→ **WHAT THE EXERCISE ASKS**: Pick out and copy every line below that has the word "with".

→ **PROVIDED INFORMATION**:
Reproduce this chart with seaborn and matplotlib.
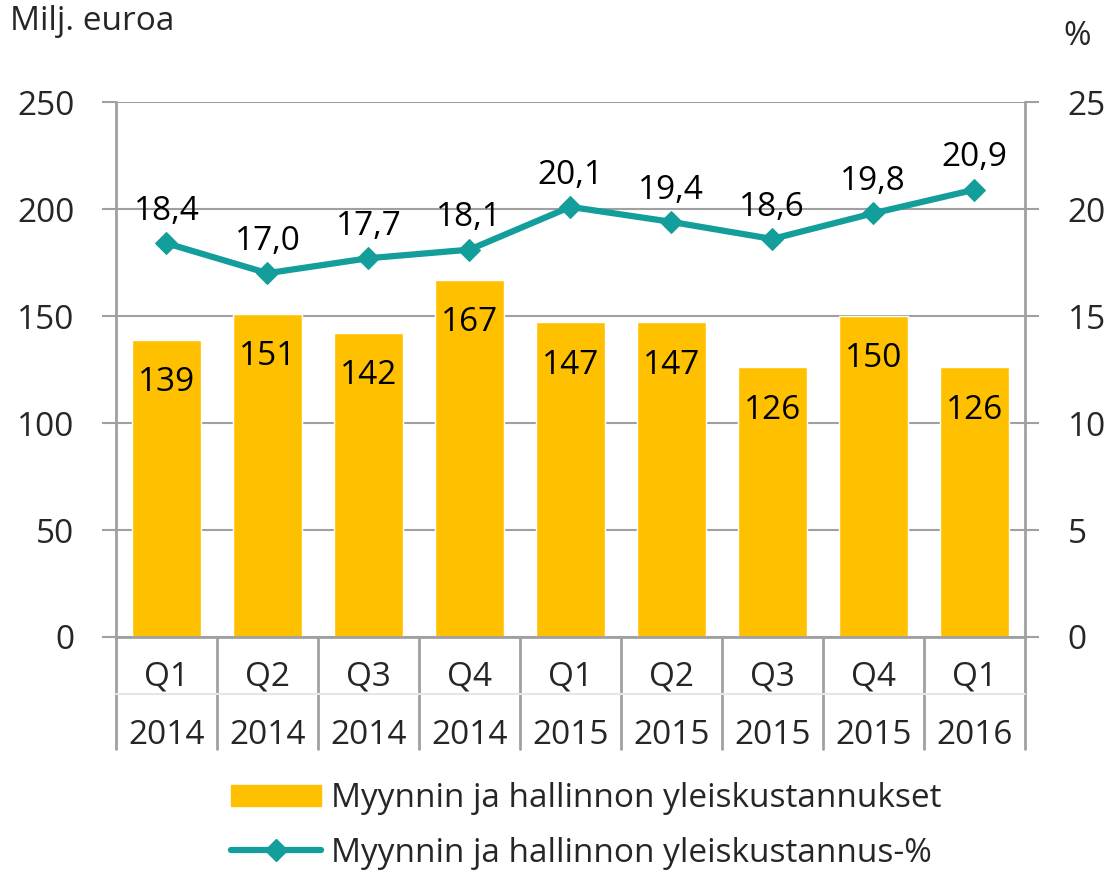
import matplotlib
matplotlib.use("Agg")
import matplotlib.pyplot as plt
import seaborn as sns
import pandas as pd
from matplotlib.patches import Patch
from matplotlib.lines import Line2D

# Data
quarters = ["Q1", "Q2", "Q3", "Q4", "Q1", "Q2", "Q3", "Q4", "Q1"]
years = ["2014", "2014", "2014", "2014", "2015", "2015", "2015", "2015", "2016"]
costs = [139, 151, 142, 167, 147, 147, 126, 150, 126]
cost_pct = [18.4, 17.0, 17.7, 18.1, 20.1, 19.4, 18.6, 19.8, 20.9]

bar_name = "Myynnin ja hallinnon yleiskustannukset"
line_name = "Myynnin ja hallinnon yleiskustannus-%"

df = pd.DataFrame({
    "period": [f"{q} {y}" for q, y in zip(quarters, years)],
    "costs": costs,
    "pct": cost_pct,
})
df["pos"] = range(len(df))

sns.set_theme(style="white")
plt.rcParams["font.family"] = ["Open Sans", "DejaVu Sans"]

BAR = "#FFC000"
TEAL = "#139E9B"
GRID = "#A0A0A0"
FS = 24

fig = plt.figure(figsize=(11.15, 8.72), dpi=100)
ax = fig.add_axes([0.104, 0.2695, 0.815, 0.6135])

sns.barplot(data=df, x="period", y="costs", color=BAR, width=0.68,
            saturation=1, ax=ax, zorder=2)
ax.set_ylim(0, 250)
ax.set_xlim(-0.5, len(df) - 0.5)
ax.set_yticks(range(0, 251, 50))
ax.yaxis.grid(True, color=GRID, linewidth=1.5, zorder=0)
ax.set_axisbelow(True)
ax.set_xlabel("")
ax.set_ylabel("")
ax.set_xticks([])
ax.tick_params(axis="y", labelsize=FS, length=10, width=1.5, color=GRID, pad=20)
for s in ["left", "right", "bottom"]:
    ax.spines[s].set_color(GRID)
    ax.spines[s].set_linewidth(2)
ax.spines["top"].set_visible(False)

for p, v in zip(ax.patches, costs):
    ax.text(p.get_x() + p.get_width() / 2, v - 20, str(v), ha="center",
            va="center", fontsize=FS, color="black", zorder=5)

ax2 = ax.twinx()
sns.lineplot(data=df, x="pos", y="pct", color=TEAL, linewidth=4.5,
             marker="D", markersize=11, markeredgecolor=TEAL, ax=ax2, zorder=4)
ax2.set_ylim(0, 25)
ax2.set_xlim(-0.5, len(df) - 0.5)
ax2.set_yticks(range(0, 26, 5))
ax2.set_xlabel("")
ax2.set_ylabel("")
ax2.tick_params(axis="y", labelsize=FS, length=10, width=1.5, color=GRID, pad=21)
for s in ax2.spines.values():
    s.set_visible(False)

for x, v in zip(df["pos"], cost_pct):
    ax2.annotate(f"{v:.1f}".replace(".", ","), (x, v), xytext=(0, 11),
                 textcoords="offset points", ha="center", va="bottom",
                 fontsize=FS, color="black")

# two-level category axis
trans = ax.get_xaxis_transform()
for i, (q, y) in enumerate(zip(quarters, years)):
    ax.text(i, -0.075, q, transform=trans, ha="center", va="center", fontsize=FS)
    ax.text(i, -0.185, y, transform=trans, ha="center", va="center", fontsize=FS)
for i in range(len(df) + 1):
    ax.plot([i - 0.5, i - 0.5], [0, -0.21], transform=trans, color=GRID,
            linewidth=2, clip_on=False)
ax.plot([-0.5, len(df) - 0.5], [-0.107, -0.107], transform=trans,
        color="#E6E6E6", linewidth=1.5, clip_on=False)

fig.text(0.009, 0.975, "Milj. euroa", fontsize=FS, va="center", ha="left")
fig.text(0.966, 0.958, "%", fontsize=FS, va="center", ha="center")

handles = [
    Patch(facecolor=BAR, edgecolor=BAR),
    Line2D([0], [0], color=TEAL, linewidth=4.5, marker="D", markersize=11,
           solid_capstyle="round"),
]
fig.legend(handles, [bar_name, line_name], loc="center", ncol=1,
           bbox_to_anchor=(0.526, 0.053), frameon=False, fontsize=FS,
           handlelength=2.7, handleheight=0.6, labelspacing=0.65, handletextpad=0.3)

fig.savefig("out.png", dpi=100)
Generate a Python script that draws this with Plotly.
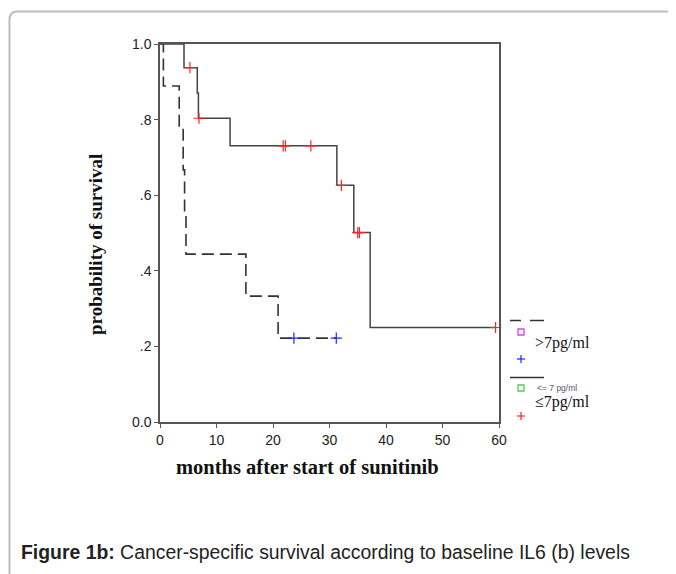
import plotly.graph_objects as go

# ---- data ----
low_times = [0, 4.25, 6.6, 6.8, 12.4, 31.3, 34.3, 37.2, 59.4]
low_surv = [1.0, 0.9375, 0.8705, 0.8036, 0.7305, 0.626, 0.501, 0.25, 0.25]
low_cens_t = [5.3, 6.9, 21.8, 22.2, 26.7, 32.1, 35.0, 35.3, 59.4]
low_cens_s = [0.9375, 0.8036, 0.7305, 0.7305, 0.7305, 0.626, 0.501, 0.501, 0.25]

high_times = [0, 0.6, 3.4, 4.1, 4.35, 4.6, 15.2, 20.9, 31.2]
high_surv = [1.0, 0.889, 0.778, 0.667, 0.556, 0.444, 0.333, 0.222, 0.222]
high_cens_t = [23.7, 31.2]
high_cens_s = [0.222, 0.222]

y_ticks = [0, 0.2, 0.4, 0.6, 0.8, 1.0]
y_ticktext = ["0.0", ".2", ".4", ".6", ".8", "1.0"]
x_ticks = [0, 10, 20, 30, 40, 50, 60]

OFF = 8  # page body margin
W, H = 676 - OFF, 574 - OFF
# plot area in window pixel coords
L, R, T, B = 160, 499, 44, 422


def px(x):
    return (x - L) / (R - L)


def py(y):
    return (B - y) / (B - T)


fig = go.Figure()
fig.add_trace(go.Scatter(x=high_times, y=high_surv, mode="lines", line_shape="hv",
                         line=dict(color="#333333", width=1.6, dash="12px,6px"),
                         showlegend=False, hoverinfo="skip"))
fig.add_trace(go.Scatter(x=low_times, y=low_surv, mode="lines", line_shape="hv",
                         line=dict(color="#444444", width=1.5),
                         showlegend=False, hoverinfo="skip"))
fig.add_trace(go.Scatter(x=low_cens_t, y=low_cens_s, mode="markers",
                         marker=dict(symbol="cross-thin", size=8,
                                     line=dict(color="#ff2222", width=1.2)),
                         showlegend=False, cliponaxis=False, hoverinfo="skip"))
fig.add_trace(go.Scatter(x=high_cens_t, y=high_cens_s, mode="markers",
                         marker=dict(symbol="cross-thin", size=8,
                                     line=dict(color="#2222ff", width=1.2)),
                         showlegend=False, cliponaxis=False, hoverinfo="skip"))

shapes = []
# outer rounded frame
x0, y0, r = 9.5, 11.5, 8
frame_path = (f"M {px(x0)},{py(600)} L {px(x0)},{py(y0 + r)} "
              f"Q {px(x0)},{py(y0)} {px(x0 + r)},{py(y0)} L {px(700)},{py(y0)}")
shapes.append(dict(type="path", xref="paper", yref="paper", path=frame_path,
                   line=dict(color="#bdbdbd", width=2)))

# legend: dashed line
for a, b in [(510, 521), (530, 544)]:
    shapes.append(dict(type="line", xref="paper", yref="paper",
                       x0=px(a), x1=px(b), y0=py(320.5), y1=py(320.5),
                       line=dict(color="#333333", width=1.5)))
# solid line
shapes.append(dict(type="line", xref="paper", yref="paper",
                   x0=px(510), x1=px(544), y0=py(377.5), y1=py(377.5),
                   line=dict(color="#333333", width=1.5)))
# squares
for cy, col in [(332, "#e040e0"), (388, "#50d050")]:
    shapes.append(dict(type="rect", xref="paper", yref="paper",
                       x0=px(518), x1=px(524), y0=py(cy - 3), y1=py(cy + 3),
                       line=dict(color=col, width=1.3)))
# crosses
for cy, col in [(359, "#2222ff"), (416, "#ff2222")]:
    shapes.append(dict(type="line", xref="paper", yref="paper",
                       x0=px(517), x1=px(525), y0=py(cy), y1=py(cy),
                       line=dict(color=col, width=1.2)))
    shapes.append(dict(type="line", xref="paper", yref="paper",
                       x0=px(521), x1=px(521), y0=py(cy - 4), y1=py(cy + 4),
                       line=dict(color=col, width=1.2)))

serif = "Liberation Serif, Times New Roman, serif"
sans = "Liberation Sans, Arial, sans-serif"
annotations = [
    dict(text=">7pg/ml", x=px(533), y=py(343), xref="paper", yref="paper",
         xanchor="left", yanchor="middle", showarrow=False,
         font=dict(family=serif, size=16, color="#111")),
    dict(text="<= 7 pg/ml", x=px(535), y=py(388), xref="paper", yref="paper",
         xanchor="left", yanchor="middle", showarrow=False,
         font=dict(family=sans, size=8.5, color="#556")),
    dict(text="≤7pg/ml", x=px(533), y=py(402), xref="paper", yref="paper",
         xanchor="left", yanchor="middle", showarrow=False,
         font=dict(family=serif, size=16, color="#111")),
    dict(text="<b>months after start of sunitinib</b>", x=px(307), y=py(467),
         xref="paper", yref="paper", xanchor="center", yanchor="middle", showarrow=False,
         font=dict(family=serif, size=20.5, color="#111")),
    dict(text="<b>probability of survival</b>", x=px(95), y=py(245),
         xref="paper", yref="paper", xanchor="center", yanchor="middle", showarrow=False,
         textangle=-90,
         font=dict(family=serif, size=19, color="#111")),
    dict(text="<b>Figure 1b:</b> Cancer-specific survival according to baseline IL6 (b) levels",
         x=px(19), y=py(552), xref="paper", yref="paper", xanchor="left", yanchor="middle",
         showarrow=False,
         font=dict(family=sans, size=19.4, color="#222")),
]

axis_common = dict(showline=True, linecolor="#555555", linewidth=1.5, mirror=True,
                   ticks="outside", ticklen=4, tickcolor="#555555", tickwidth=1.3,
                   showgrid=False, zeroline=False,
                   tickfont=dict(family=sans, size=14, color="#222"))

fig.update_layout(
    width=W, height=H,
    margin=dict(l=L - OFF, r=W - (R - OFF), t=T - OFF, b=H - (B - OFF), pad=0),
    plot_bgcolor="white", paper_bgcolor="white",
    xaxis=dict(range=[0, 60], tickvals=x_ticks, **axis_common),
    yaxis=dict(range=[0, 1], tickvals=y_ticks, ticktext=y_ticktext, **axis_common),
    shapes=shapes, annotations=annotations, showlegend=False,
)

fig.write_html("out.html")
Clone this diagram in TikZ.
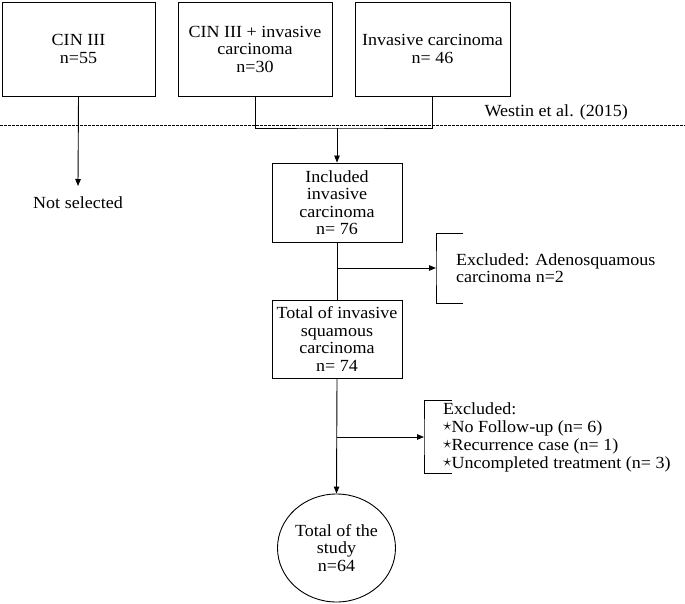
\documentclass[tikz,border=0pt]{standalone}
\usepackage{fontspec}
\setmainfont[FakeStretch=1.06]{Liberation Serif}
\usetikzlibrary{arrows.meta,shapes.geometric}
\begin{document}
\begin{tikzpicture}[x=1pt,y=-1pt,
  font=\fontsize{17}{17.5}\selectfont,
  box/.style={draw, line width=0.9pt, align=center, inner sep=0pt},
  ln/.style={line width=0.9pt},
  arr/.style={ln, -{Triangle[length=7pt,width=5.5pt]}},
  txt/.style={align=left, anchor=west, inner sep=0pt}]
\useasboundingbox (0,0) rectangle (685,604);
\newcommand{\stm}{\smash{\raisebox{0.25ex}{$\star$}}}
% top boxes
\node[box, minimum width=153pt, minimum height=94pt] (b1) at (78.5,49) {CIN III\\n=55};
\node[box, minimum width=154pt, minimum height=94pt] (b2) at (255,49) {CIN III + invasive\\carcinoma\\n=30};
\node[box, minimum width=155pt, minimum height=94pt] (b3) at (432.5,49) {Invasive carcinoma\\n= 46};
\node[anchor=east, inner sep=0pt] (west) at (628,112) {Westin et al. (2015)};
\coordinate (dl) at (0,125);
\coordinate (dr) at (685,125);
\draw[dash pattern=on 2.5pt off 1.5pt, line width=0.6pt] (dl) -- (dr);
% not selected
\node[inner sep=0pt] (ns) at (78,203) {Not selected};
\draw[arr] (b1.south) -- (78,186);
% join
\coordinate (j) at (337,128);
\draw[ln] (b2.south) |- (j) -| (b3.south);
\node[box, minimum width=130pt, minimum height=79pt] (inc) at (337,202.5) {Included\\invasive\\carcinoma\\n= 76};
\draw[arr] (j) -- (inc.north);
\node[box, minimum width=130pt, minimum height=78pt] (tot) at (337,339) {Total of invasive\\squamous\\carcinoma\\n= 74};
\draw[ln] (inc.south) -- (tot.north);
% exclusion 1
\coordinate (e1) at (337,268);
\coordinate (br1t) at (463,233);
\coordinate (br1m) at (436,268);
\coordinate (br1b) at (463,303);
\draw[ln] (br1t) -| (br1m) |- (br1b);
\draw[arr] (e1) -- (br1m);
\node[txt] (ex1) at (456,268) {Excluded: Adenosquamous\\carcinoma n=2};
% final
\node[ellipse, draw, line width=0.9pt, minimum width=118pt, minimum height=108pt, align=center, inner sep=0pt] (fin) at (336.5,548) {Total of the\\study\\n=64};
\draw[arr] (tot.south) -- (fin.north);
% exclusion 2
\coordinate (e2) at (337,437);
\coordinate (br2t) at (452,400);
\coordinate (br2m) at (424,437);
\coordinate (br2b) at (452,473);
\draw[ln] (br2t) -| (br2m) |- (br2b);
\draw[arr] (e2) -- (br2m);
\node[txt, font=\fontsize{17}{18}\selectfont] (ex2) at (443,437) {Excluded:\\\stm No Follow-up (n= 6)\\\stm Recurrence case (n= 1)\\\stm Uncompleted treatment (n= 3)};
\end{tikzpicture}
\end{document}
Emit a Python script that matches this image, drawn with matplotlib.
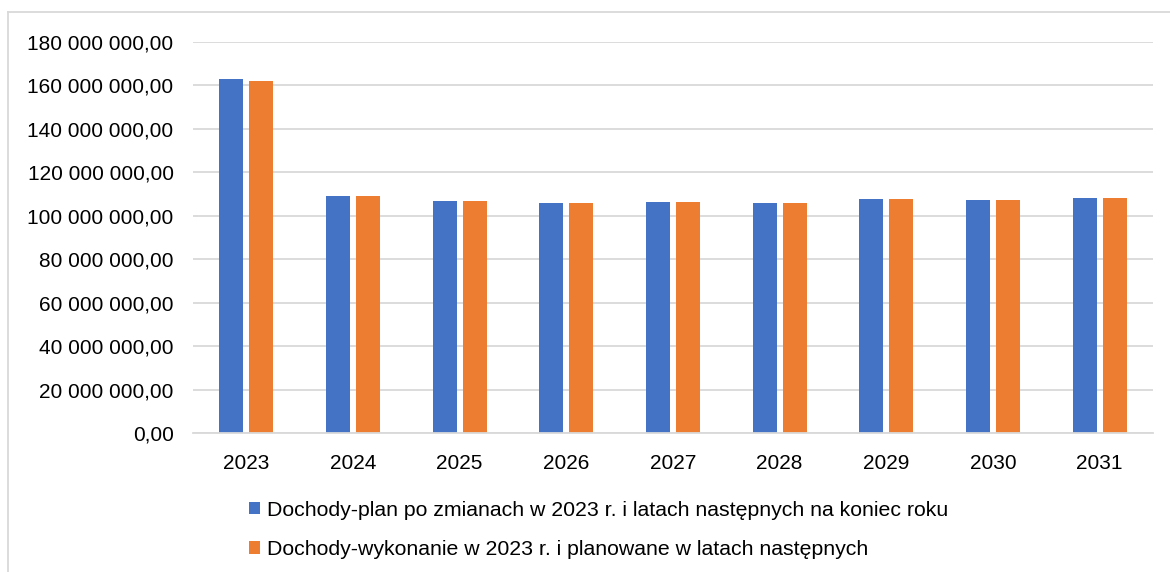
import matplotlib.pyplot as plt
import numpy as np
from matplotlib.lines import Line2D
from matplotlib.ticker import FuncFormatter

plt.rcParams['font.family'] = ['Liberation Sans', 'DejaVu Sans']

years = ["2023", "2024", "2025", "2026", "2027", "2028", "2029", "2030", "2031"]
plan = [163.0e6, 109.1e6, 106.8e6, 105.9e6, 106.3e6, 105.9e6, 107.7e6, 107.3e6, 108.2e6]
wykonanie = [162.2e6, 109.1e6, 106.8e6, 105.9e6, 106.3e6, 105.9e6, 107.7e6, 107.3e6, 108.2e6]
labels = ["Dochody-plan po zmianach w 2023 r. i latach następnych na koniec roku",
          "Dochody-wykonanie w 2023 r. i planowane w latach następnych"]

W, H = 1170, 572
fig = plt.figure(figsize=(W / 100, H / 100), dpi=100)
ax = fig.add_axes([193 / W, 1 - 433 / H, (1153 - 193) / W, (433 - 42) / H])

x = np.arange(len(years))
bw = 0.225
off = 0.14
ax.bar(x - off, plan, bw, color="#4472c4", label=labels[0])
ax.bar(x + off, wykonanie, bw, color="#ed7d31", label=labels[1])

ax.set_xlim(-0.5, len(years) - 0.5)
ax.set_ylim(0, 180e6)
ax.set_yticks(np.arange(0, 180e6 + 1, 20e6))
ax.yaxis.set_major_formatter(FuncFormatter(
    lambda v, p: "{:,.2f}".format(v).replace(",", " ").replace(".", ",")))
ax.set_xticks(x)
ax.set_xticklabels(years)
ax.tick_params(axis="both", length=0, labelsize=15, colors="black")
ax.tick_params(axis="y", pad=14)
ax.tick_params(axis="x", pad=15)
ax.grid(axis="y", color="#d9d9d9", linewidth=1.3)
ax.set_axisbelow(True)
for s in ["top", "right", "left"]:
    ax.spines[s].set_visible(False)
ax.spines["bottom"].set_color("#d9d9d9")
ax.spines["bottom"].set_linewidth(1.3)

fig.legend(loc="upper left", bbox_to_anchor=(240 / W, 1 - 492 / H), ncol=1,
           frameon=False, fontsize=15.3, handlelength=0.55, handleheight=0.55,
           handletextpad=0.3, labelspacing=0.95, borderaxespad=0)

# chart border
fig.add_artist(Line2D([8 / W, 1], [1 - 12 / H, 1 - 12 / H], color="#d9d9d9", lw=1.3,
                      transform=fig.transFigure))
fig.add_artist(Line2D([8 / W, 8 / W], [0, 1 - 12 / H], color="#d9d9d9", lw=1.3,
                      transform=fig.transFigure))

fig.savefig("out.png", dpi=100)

→ **EXERCISE OUTPUT**:
Reproduce this chart with seaborn and matplotlib.
Generate a Python script that draws this with Plotly.
Emit a Python script that matches this image, drawn with matplotlib.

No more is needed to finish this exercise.